Control Slots - Can someone explain this dark art?

Alright guys, long time lurker, first time poster.

One thing I have yet to hear explained well is the meaning/function/use of Control Slots.

Can anyone shed some light on this subject for me? It would be much appreciated.

I’m going to attempt at explaining this so please someone barge in if I am wrong.

When APs & SMs communicate between each other, only 1 radio can be sending info at any given time (whether it be an AP or SM).

Each SM basically is given a certain time slot as to when it can communicate back with the AP (these are microseconds so it’s not actually something you can see)
Now when a radio communicates, it has a certain amount of information in each packet that it has to send (timing info, destination, the actual data, etc.).

One of the pieces of information in the packet is a slot that tells when an SM can communicate with the AP.

The issue is that when your control slots are set to 0, only a certain number of SMs will have slots telling them when they can communicate.
So as you add more SMs, you have to designate more slots in the date packet so all the additional SMs can be given info as to when they can communicate back.
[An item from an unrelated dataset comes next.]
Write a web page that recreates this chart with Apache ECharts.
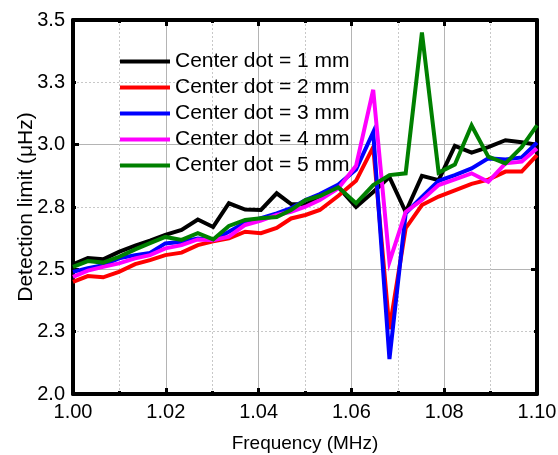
<!DOCTYPE html>
<html>
<head>
<meta charset="utf-8">
<script src="https://cdn.jsdelivr.net/npm/echarts@6/dist/echarts.min.js"></script>
<style>
html,body{margin:0;padding:0;background:#fff;}
#chart{width:558px;height:455px;}
</style>
</head>
<body>
<div id="chart"></div>
<script>
// Frequency (MHz) of each measured point
const freq = [1.0000,1.0032,1.0065,1.0099,1.0134,1.0166,1.0199,1.0234,1.0269,1.0302,
              1.0336,1.0371,1.0405,1.0439,1.0470,1.0501,1.0532,1.0572,1.0610,1.0647,
              1.0682,1.0717,1.0752,1.0788,1.0823,1.0859,1.0895,1.0932,1.0967,1.1000];

const seriesNames = ['Center dot = 1 mm','Center dot = 2 mm','Center dot = 3 mm','Center dot = 4 mm','Center dot = 5 mm'];

const dot1mm = [2.52,2.545,2.54,2.57,2.595,2.615,2.638,2.658,2.70,2.67,
                2.765,2.74,2.738,2.805,2.762,2.76,2.79,2.83,2.75,2.81,
                2.87,2.73,2.875,2.858,2.995,2.968,2.99,3.018,3.01,3.0];
const dot2mm = [2.45,2.473,2.468,2.49,2.521,2.537,2.557,2.567,2.597,2.612,
                2.624,2.651,2.645,2.666,2.704,2.718,2.738,2.795,2.855,2.99,
                2.26,2.665,2.758,2.792,2.817,2.843,2.86,2.892,2.892,2.958];
const dot3mm = [2.49,2.505,2.517,2.544,2.557,2.566,2.604,2.611,2.624,2.618,
                2.651,2.687,2.705,2.724,2.745,2.778,2.802,2.84,2.90,3.05,
                2.14,2.725,2.79,2.855,2.878,2.905,2.945,2.941,2.949,3.008];
const dot4mm = [2.47,2.495,2.51,2.524,2.544,2.557,2.584,2.597,2.62,2.617,
                2.631,2.678,2.695,2.718,2.731,2.751,2.778,2.825,2.915,3.22,
                2.53,2.73,2.778,2.838,2.861,2.885,2.851,2.925,2.932,2.985];
const dot5mm = [2.51,2.533,2.527,2.55,2.58,2.605,2.63,2.618,2.645,2.62,
                2.674,2.698,2.705,2.71,2.738,2.778,2.794,2.829,2.765,2.838,
                2.878,2.885,3.45,2.888,2.92,3.077,2.952,2.925,2.99,3.077];

const seriesColors = ['#000000','#ff0000','#0000ff','#ff00ff','#008000'];

const yTickValues = [2.0,2.25,2.5,2.75,3.0,3.25,3.5];
const yTickLabels = ['2.0','2.3','2.5','2.8','3.0','3.3','3.5'];
const xTickValues = [1.00,1.02,1.04,1.06,1.08,1.10];
const xTickLabels = ['1.00','1.02','1.04','1.06','1.08','1.10'];

const FONT = "'Liberation Sans', Arial, sans-serif";

function yFmt(v){
  for (let i=0;i<yTickValues.length;i++) if (Math.abs(v-yTickValues[i])<1e-6) return yTickLabels[i];
  return '';
}
function xFmt(v){
  for (let i=0;i<xTickValues.length;i++) if (Math.abs(v-xTickValues[i])<1e-6) return xTickLabels[i];
  return '';
}

const allVals = [dot1mm,dot2mm,dot3mm,dot4mm,dot5mm];
const chart = echarts.init(document.getElementById('chart'), null, {renderer:'canvas'});

const axisLineStyle = {color:'#000', width:4};
const gridSolid = {color:'#b4b4b4', width:1, type:'solid'};
const gridDash = {color:'#c8c8c8', width:1, type:[2,2]};

const option = {
  animation:false,
  backgroundColor:'#fff',
  grid:{left:73, right:21, top:20, bottom:61, containLabel:false, outerBoundsMode:'none'},
  legend:{
    orient:'vertical', left:120, top:51, padding:0,
    icon:'rect', itemWidth:50, itemHeight:4, itemGap:5,
    textStyle:{fontFamily:FONT, fontSize:21, color:'#000', lineHeight:21},
    data:seriesNames
  },
  xAxis:[
    {type:'value', position:'bottom', min:1.0, max:1.1, interval:0.02,
     axisLine:{show:true, onZero:false, lineStyle:axisLineStyle},
     axisTick:{show:true, inside:true, length:6, lineStyle:{color:'#000', width:3}},
     minorTick:{show:true, splitNumber:2, length:3, lineStyle:{color:'#000', width:3}},
     splitLine:{show:true, lineStyle:gridSolid},
     minorSplitLine:{show:true, lineStyle:gridDash},
     axisLabel:{formatter:xFmt, fontFamily:FONT, fontSize:20, color:'#000', margin:8},
     name:'Frequency (MHz)', nameLocation:'middle', nameGap:40,
     nameTextStyle:{fontFamily:FONT, fontSize:19, color:'#000'}},
    {type:'value', position:'top', min:1.0, max:1.1, interval:0.02,
     axisLine:{show:true, onZero:false, lineStyle:axisLineStyle},
     axisTick:{show:true, inside:true, length:6, lineStyle:{color:'#000', width:3}},
     minorTick:{show:true, splitNumber:2, length:3, lineStyle:{color:'#000', width:3}},
     splitLine:{show:false}, axisLabel:{show:false}}
  ],
  yAxis:[
    {type:'value', position:'left', min:2.0, max:3.5, interval:0.5,
     axisLine:{show:true, onZero:false, lineStyle:axisLineStyle},
     axisTick:{show:true, inside:true, length:6, lineStyle:{color:'#000', width:3}},
     minorTick:{show:true, splitNumber:2, length:3, lineStyle:{color:'#000', width:3}},
     splitLine:{show:true, lineStyle:gridSolid},
     minorSplitLine:{show:true, lineStyle:gridDash},
     axisLabel:{show:false},
     name:'Detection limit (μHz)', nameLocation:'middle', nameGap:36,
     nameTextStyle:{fontFamily:FONT, fontSize:21, color:'#000'}},
    {type:'value', position:'right', min:2.0, max:3.5, interval:0.5,
     axisLine:{show:true, onZero:false, lineStyle:axisLineStyle},
     axisTick:{show:true, inside:true, length:6, lineStyle:{color:'#000', width:3}},
     minorTick:{show:true, splitNumber:2, length:3, lineStyle:{color:'#000', width:3}},
     splitLine:{show:false}, axisLabel:{show:false}},
    {type:'value', position:'left', offset:0, min:2.0, max:3.5, interval:0.25,
     axisLine:{show:false}, axisTick:{show:false}, splitLine:{show:false},
     axisLabel:{formatter:yFmt, fontFamily:FONT, fontSize:20, color:'#000', margin:8}}
  ],
  series: allVals.map((vals, k) => ({
    name: seriesNames[k], type:'line', xAxisIndex:0, yAxisIndex:0,
    symbol:'none', showSymbol:false, smooth:false,
    data: freq.map((f,i) => [f, vals[i]]),
    color: seriesColors[k],
    lineStyle:{color:seriesColors[k], width:4, join:'miter', miterLimit:6},
    z: 2+k
  }))
};
chart.setOption(option);
</script>
</body>
</html>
The downfall to this is that since there is only a certain amount of data that can be sent when a radio communicates, when you add more control slots it takes away from the available data that can be sent in the packet. So essentially it lowers the bandwidth a little bit (i believe a couple hundred kbps or so, but don’t quote me on that)

I know I missed something or am wrong somewhere on here so please someone else jump in.

One thing I have yet to hear explained well is the meaning/function/use of Control Slots.

Control slots are used for various AP/SM scheduling purposes. If you don't have enough, you'll find that you'll start seeing performance issues before actually running out of AP capacity.

Most people seem to set them to something like 3 or 4 across their entire network and forget them. Setting them to the same value ensures synchronization is the same since this is one of the parameters which changes when the AP's switch from transmit to receive.


Thanks for the info guys. So if all 20 of our 900 APs are set to 0 slots with each one having less than 40 subscribers each, will that become a problem as we add subscribers? Is there a guide line as to how many slots to use when?

Page 247 of the latest Canopy Manual,

1-10 users on AP: Set Control slots to 0
11-50 users on AP: Set Control slots to 1
51-150 users on AP: Set Control slots to 2
151-200 users on AP: Set Control slots to 3

Make sure if you change the control slots on 1 AP that you do it for all the APs in that cluster and any AP clusters close to that tower (best just to have all clusters set the same)

Thanks for the information guys. Much appreciated.